The emergence of a serious challenge to SAG's ruling coalition, a Hollywood-based group of moderates known as Membership First, likely means that the 3 1/2-week-old standoff between the union and studios will drag on for at least two more months.

Candidates running on the Unite for Strength slate include two stars from TV's "Grey's Anatomy" spinoff "Private Practice" -- Kate Walsh and Amy Brenneman -- as well as Doug Savant from "Desperate Housewives" and "Chicago Hope" veteran Adam Arkin.

They accuse the current leadership of mishandling labor talks and straining relations with SAG's smaller sister union, the American Federation of Television and Radio Artists, through SAG's failed campaign to scuttle a contract negotiated separately between AFTRA and the studios.

The Membership First coalition, led by SAG President Alan Rosenberg, the husband of "CSI" star Marg Helgenberger, holds a slight majority on the board. It was swept to power in 2005 after pledging to get tougher with the studios in contract negotiations.

But opponents say Rosenberg's confrontational stance toward AFTRA has backfired by allowing the studios to play one union off the other.

UNION INFIGHTING

"As our current predicament makes clear, actors lose out when we face off as separate warring camps against the media conglomerates in contract negotiations," Arkin said in a statement. "I'm concerned for future negotiations if we don't change the leadership that has brought us to this point."

SAG representatives had no immediate comment. But Rosenberg was quoted by the Los Angeles Times on Thursday as saying his critics are misguided.

"The future of SAG and the ability of actors hangs in the balance here, and it's AFTRA that has put us all in jeopardy," he said.

It was an apparent reference to AFTRA's decision earlier this year to break off the two unions' 27-year joint bargaining pact and go it alone in contract negotiations.

Rosenberg has said AFTRA's resulting TV-only deal with studios fell short in several respects, including payments for actors in new media, undermining SAG's ability to secure a better terms under its larger contract for TV and movies.

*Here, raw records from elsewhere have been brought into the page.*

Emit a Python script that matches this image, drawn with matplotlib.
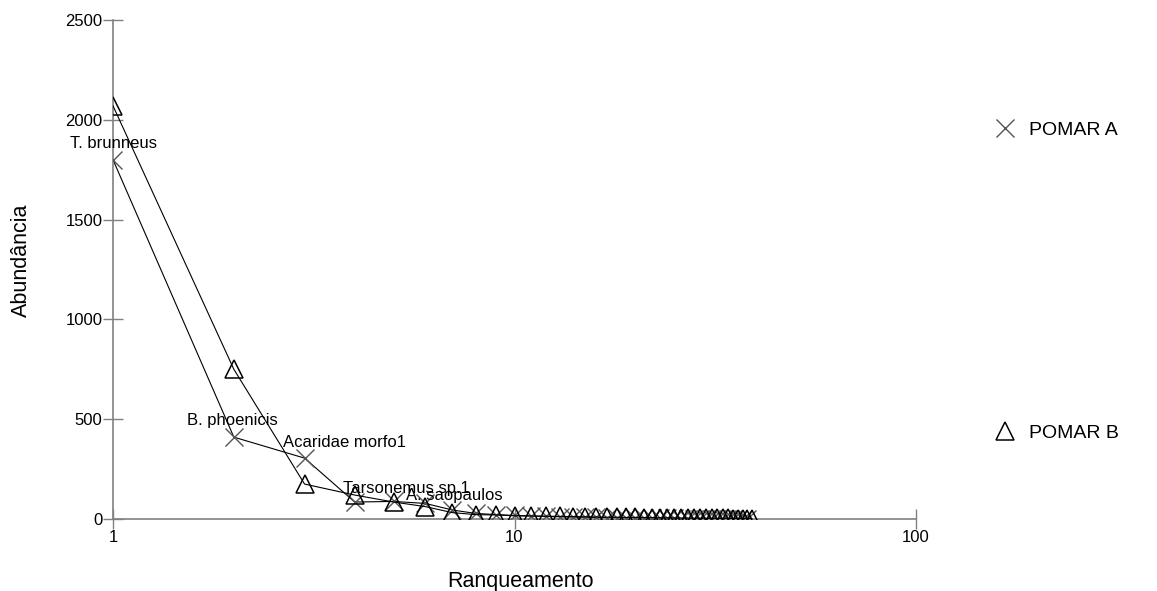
import matplotlib
matplotlib.use("Agg")
import matplotlib.pyplot as plt
from matplotlib.lines import Line2D
import numpy as np

plt.rcParams['font.family'] = ['Liberation Sans', 'DejaVu Sans']

# abundancias por rank
abund_a = [1800, 410, 305, 85, 88, 78, 45, 28, 22, 18, 15, 13, 11, 10, 9, 8, 7, 6,
           5, 5, 4, 4, 3, 3, 3, 2, 2, 2, 2, 2, 1, 1, 1, 1, 1, 1, 1, 1]
abund_b = [2070, 750, 175, 120, 85, 62, 32, 22, 20, 16, 15, 14, 13, 12, 11, 10, 9, 9,
           8, 8, 7, 7, 6, 6, 5, 5, 5, 4, 4, 4, 3, 3, 3, 3, 2, 2, 2, 2, 2]
rank_a = np.arange(1, len(abund_a) + 1)
rank_b = np.arange(1, len(abund_b) + 1)

# especies nomeadas: (nome, rank na serie A)
species = ["T. brunneus", "B. phoenicis", "Acaridae morfo1", "Tarsonemus sp.1", "A. saopaulos"]
species_rank = [1, 2, 3, 4, 5]
label_offsets = [(0, 12), (-1, 12), (29, 11.5), (37, 10), (44, 4)]  # pontos

y_ticks = [0, 500, 1000, 1500, 2000, 2500]
x_ticks = [1, 10, 100]

fig = plt.figure(figsize=(11.57, 5.91), dpi=100)
ax = fig.add_axes([113/1157, 1 - 519/591, 803/1157, 499/591])

ax.plot(rank_a, abund_a, color='black', lw=0.8, zorder=2)
ax.plot(rank_a, abund_a, ls='none', marker='x', ms=13, mew=1.0, color='#555555', zorder=3)
ax.plot(rank_b, abund_b, color='black', lw=0.8, marker='^', ms=13, mfc='none',
        mec='black', mew=1.1, zorder=3)

for name, r, off in zip(species, species_rank, label_offsets):
    ax.annotate(name, (r, abund_a[r - 1]), xytext=off, textcoords='offset points',
                ha='center', va='center', fontsize=12, zorder=4)

ax.set_xscale('log')
ax.set_xlim(1, 100)
ax.set_ylim(0, 2500)
ax.set_xticks(x_ticks)
ax.set_xticklabels([str(t) for t in x_ticks])
ax.xaxis.set_minor_locator(matplotlib.ticker.NullLocator())
ax.set_yticks(y_ticks)
ax.tick_params(direction='inout', length=14, width=1, color='#808080', labelsize=12, pad=0.5)
ax.tick_params(axis='x', pad=1)

for s in ['top', 'right']:
    ax.spines[s].set_visible(False)
for s in ['left', 'bottom']:
    ax.spines[s].set_color('#808080')
    ax.spines[s].set_linewidth(1.2)

ax.set_xlabel("Ranqueamento", fontsize=15.5)
ax.set_ylabel("Abundância", fontsize=15.5)
ax.xaxis.set_label_coords(0.508, -0.104)
ax.yaxis.set_label_coords(-0.101, 0.519)

h_a = Line2D([], [], ls='none', marker='x', ms=13, mew=1.0, color='#555555')
h_b = Line2D([], [], ls='none', marker='^', ms=13, mfc='none', mec='black', mew=1.1)
for h, lab, yy in [(h_a, "POMAR A", 130), (h_b, "POMAR B", 433)]:
    fig.legend([h], [lab], loc='center left', bbox_to_anchor=(995/1157, 1 - yy/591),
               frameon=False, fontsize=14, handlelength=1.0, handletextpad=0.75,
               borderpad=0, borderaxespad=0)

fig.savefig("out.png", dpi=100)
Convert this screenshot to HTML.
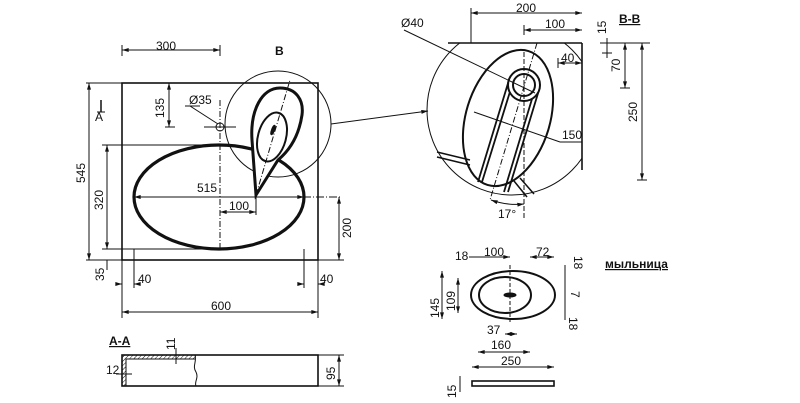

The old SAG contract, covering 120,000 performers, expired hours after the studios presented the union with their "final" offer as a take-it-or-leave-it proposition on June 30.

The terms essentially mirror those in the AFTRA deal, and in contracts negotiated with Hollywood writers and directors.

SAG presented a counteroffer on July 10, but the studios refused to budge, insisting they were through negotiating and that their proposal be put to union members for a vote.

SAG leaders have so far been unwilling to do so, or to seek the authorization of members to call a strike.

Many industry watchers doubt SAG could muster the 75 percent majority needed to back a walkout, in part due to lingering fatigue from a 14-week writers strike that ended in February.

In the meantime, actors continue to work under terms of the old contract.

Neither side is likely to take decisive action to break the stalemate before the elections, said entertainment attorney Jonathan Handel, a former co-counsel for the Writers Guild of America with ties to labor and management.

"There's not a chance there will be a deal before September 18," he said. "And what happens then depends on the results of the election."